-- Stated goal --
Return the lines that follow, exactly as they appear, from the first through the one containing "plt.rcParams['axes.unicode_minus'] = False"; no pictures are to be included.
>> BEGIN
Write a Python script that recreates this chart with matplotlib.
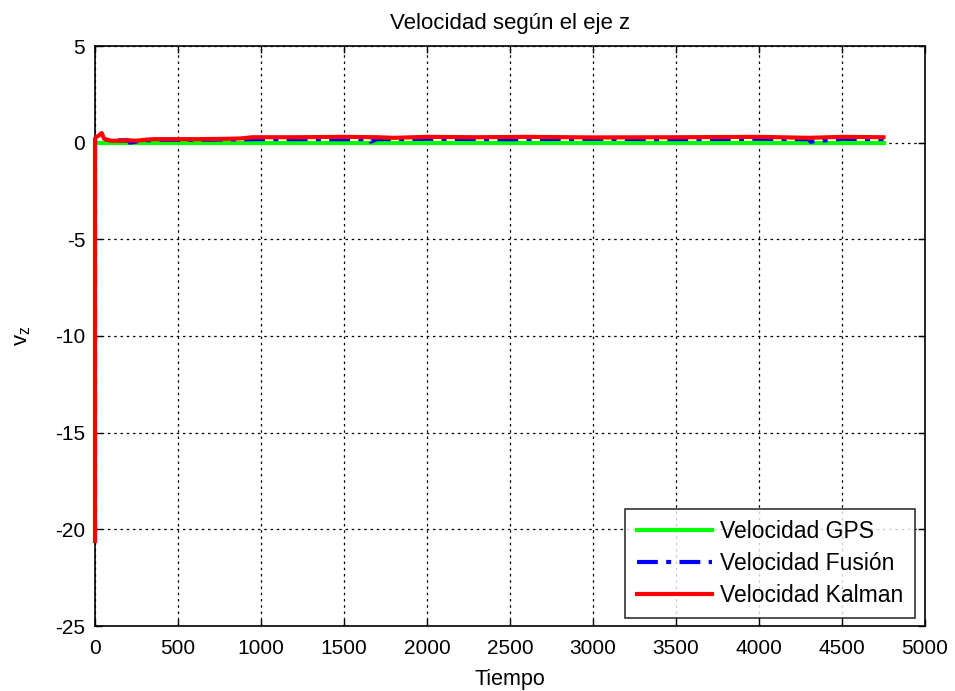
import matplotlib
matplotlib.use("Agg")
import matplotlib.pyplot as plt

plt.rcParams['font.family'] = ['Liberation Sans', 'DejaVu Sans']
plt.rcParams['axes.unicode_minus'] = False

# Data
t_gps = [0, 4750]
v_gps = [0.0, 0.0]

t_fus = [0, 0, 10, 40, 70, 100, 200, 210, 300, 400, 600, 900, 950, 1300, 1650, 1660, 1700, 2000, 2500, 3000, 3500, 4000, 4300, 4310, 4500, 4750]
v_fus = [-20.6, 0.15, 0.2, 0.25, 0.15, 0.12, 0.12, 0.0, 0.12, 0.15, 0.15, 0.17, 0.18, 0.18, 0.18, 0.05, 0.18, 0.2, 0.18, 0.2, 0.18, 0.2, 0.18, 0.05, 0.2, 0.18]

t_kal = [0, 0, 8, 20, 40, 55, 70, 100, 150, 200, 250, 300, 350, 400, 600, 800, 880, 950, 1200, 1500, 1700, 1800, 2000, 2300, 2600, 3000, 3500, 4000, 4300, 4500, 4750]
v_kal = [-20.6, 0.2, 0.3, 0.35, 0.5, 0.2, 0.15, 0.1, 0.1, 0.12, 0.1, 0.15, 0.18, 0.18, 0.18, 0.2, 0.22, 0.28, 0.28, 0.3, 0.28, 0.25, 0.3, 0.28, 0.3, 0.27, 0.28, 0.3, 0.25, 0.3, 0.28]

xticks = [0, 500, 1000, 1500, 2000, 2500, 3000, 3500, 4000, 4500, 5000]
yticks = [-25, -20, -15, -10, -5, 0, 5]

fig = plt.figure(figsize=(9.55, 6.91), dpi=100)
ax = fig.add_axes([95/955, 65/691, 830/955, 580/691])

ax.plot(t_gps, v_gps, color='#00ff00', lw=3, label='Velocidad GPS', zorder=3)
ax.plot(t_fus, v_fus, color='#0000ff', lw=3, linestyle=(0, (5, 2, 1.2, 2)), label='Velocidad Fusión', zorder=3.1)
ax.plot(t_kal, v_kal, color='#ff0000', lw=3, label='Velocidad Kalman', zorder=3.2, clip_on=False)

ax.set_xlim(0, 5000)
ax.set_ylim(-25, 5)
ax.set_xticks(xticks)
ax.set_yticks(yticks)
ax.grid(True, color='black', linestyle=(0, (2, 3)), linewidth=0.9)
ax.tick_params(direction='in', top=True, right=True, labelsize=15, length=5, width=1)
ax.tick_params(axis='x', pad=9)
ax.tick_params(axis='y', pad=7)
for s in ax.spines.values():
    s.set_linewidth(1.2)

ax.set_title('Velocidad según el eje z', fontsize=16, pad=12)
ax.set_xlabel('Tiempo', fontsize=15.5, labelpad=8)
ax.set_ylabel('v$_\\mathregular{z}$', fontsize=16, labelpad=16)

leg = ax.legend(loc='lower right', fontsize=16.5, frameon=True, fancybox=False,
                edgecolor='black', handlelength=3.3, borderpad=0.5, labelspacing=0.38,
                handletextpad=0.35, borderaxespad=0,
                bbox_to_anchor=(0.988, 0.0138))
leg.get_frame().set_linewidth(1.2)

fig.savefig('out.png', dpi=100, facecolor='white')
>> END
-- Solved problem --
Write a Python script that recreates this chart with matplotlib.
import matplotlib
matplotlib.use("Agg")
import matplotlib.pyplot as plt

plt.rcParams['font.family'] = ['Liberation Sans', 'DejaVu Sans']
plt.rcParams['axes.unicode_minus'] = False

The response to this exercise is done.